For the rest of the problem, fix an integer $N \geq 0$. We will use the martingale property to compute the probability $P(\sup_n S_n \geq N)$.

Define $T:= \inf\{n \geq 0: S_n = N\}$. Then the stopped martingale $Y^T_n:=Y_{T\wedge n}$ is a bounded martingale (thus uniformly integrable).

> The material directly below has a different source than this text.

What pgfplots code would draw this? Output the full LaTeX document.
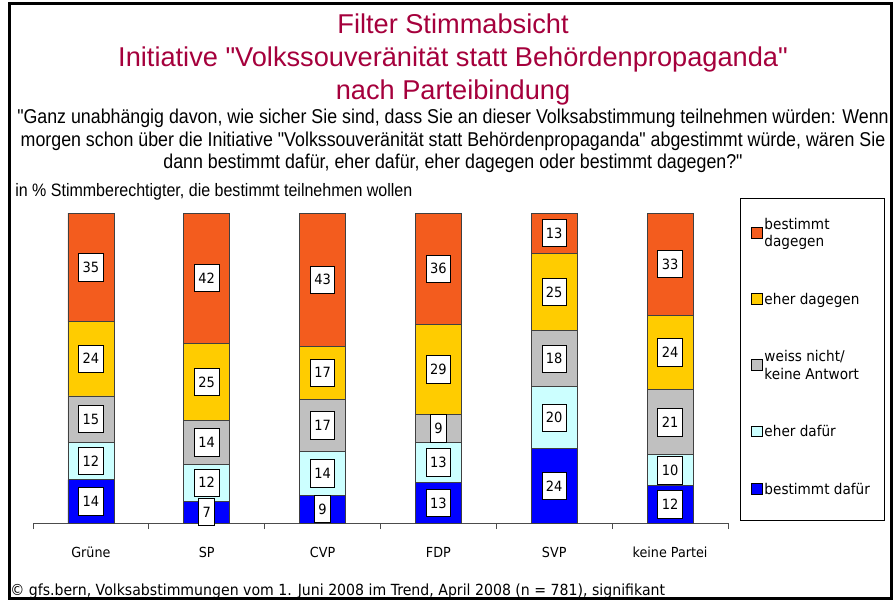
\documentclass[border=0pt]{standalone}
\usepackage{fontspec}
\setmainfont{DejaVu Sans}[FakeStretch=0.92]
\newfontfamily\titlefont{Liberation Sans}
\newfontfamily\qfont{Liberation Sans}[FakeStretch=0.89]
\usepackage{pgfplots}
\pgfplotsset{compat=1.18}
\definecolor{tcol}{RGB}{165,0,60}
\definecolor{cBlue}{RGB}{0,0,255}
\definecolor{cCyan}{RGB}{204,255,255}
\definecolor{cGrey}{RGB}{192,192,192}
\definecolor{cGold}{RGB}{255,204,0}
\definecolor{cOrange}{RGB}{243,92,30}
\begin{document}
\begin{tikzpicture}
\useasboundingbox (0pt,0pt) rectangle (669.75pt,-450.75pt);
\draw[line width=2.25pt] (6.75pt,-2.25pt) rectangle (668.25pt,-448.5pt);
% titles
\node[anchor=base,inner sep=0pt,text=tcol,font=\titlefont\fontsize{20.4}{24}\selectfont] at (339.75pt,-24.75pt) {Filter Stimmabsicht};
\node[anchor=base,inner sep=0pt,text=tcol,font=\titlefont\fontsize{20.4}{24}\selectfont] at (339.75pt,-49.5pt) {Initiative "Volkssouveränität statt Behördenpropaganda"};
\node[anchor=base,inner sep=0pt,text=tcol,font=\titlefont\fontsize{20.4}{24}\selectfont] at (339.75pt,-74.25pt) {nach Parteibindung};
\node[anchor=base,inner sep=0pt,font=\qfont\fontsize{15}{18}\selectfont] at (339.75pt,-92.25pt) {"Ganz unabhängig davon, wie sicher Sie sind, dass Sie an dieser Volksabstimmung teilnehmen würden: Wenn};
\node[anchor=base,inner sep=0pt,font=\qfont\fontsize{15}{18}\selectfont] at (339.75pt,-109.5pt) {morgen schon über die Initiative "Volkssouveränität statt Behördenpropaganda" abgestimmt würde, wären Sie};
\node[anchor=base,inner sep=0pt,font=\qfont\fontsize{15}{18}\selectfont] at (339.75pt,-126.25pt) {dann bestimmt dafür, eher dafür, eher dagegen oder bestimmt dagegen?"};
\node[anchor=base west,inner sep=0pt,font=\qfont\fontsize{13.5}{16}\selectfont] at (11.25pt,-147.5pt) {in \% Stimmberechtigter, die bestimmt teilnehmen wollen};
\node[anchor=west,inner sep=0pt,font=\fontsize{11.5}{13}\selectfont] at (7.5pt,-443.25pt) {© gfs.bern, Volksabstimmungen vom 1. Juni 2008 im Trend, April 2008 (n = 781), signifikant};
% legend frame
\draw[line width=0.75pt] (555pt,-148.5pt) rectangle (663pt,-390pt);
\begin{axis}[
  at={(24.75pt,-392.25pt)}, anchor=south west,
  scale only axis, width=521.25pt, height=232.5pt,
  xmin=-0.5, xmax=5.5, ymin=0, ymax=100,
  ybar stacked, bar width=34.5pt,
  axis x line*=bottom, hide y axis,
  axis line style={black!70, line width=0.75pt},
  xtick={0,1,2,3,4,5},
  xticklabels={Grüne,SP,CVP,FDP,SVP,keine Partei},
  minor xtick={-0.5,0.5,1.5,2.5,3.5,4.5,5.5},
  xtick align=outside, major tick length=0pt, minor tick length=4.5pt,
  minor x tick style={black!70, line width=0.75pt},
  xticklabel style={font=\fontsize{10.4}{12}\selectfont, anchor=north},
  xticklabel shift=14.5pt,
  clip=false,
  every axis plot/.append style={draw=black!75, line width=0.6pt},
  visualization depends on={rawy \as \rawy},
  nodes near coords={\pgfmathprintnumber[assume math mode=true]{\rawy}},
  nodes near coords align={center},
  every node near coord/.append style={anchor=center, fill=white, draw=black, line width=0.6pt, text=black, font=\fontsize{10.6}{12}\selectfont, inner xsep=3pt, minimum height=20.5pt},
  legend image code/.code={\draw[#1,draw=black,line width=0.6pt] (0pt,-3.6pt) rectangle (8pt,4.4pt);},
  reverse legend,
  legend style={draw=none, fill=none, at={(1.027,1.0)}, anchor=north west, row sep=30.25pt, font=\fontsize{11.1}{13}\selectfont, nodes={align=left, inner sep=1.5pt}},
  legend cell align=left,
]
\addplot[fill=cBlue] coordinates {(0,14) (1,7) (2,9) (3,13) (4,24) (5,12)};
\addlegendentry{bestimmt dafür}
\addplot[fill=cCyan] coordinates {(0,12) (1,12) (2,14) (3,13) (4,20) (5,10)};
\addlegendentry{eher dafür}
\addplot[fill=cGrey] coordinates {(0,15) (1,14) (2,17) (3,9) (4,18) (5,21)};
\addlegendentry{weiss nicht/\\keine Antwort}
\addplot[fill=cGold] coordinates {(0,24) (1,25) (2,17) (3,29) (4,25) (5,24)};
\addlegendentry{eher dagegen}
\addplot[fill=cOrange] coordinates {(0,35) (1,42) (2,43) (3,36) (4,13) (5,33)};
\addlegendentry{bestimmt\\dagegen}
\end{axis}
\end{tikzpicture}
\end{document}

Now there are two possibilities: if $S_n \to -\infty$ and $S_n < N$ for all $n$, then we see that $Y_{T\wedge n} \to 0$ as $n \to \infty$. On the other hand $Y_{T \wedge n} \to \big(\frac{1-p}{p} \big)^N$ if $S_n \geq N$ for some $n$. Therefore, by the optional stopping theorem we see that $$1 = E[Y^T_{\infty}] = E\bigg[ \bigg(\frac{1-p}{p} \bigg)^N \cdot 1_{\{T<\infty\}} \bigg] + E[0 \cdot 1_{\{T=\infty\}}] = \bigg(\frac{1-p}{p}\bigg)^NP(T<\infty) $$Thus $P(\sup_n S_n \geq N) =P(T<\infty)= \big( \frac{1-p}{p} \big)^{-N}$.

Answer 2

It is possible to find the distribution of $M := \max_{n\ge 0} S_n$ without using any involved techniques.

Upon reaching a level $x\ge 0$ for the first time, the random walk has two choices

• reach the level $x+1$ sometime;
• drift to $-\infty$.

(Thanks to LLN, it will make the second choice eventually.) By the strong Markov property and homogeneity, these choices are independent for $x=0,1,\dots,M$, and the probability of the first choice is the same and equal to $$ p' = P(\text{reaching 1 before $-\infty$ from 0}).$$ Therefore, $M$ is one less a geometrically distributed random variable with parameter $1-p'$, i.e. $$ P(M\ge n) = (p')^n,\ n\ge0, $$ so it remains to identify $p'$. The simplest way is to use a recursion, which is an obvious consequence of the total probability formula, conditioning on the first step: $$ p' = p + (1-p)(p')^2. $$ One of solutions of the latter quadratic equation is $1$ (as it was already mentioned, it is prohibited by LLN), so it is easy to find by Vieta's rule that $$ p' = \frac{p}{1-p}, $$ which confirms @Shalop's answer.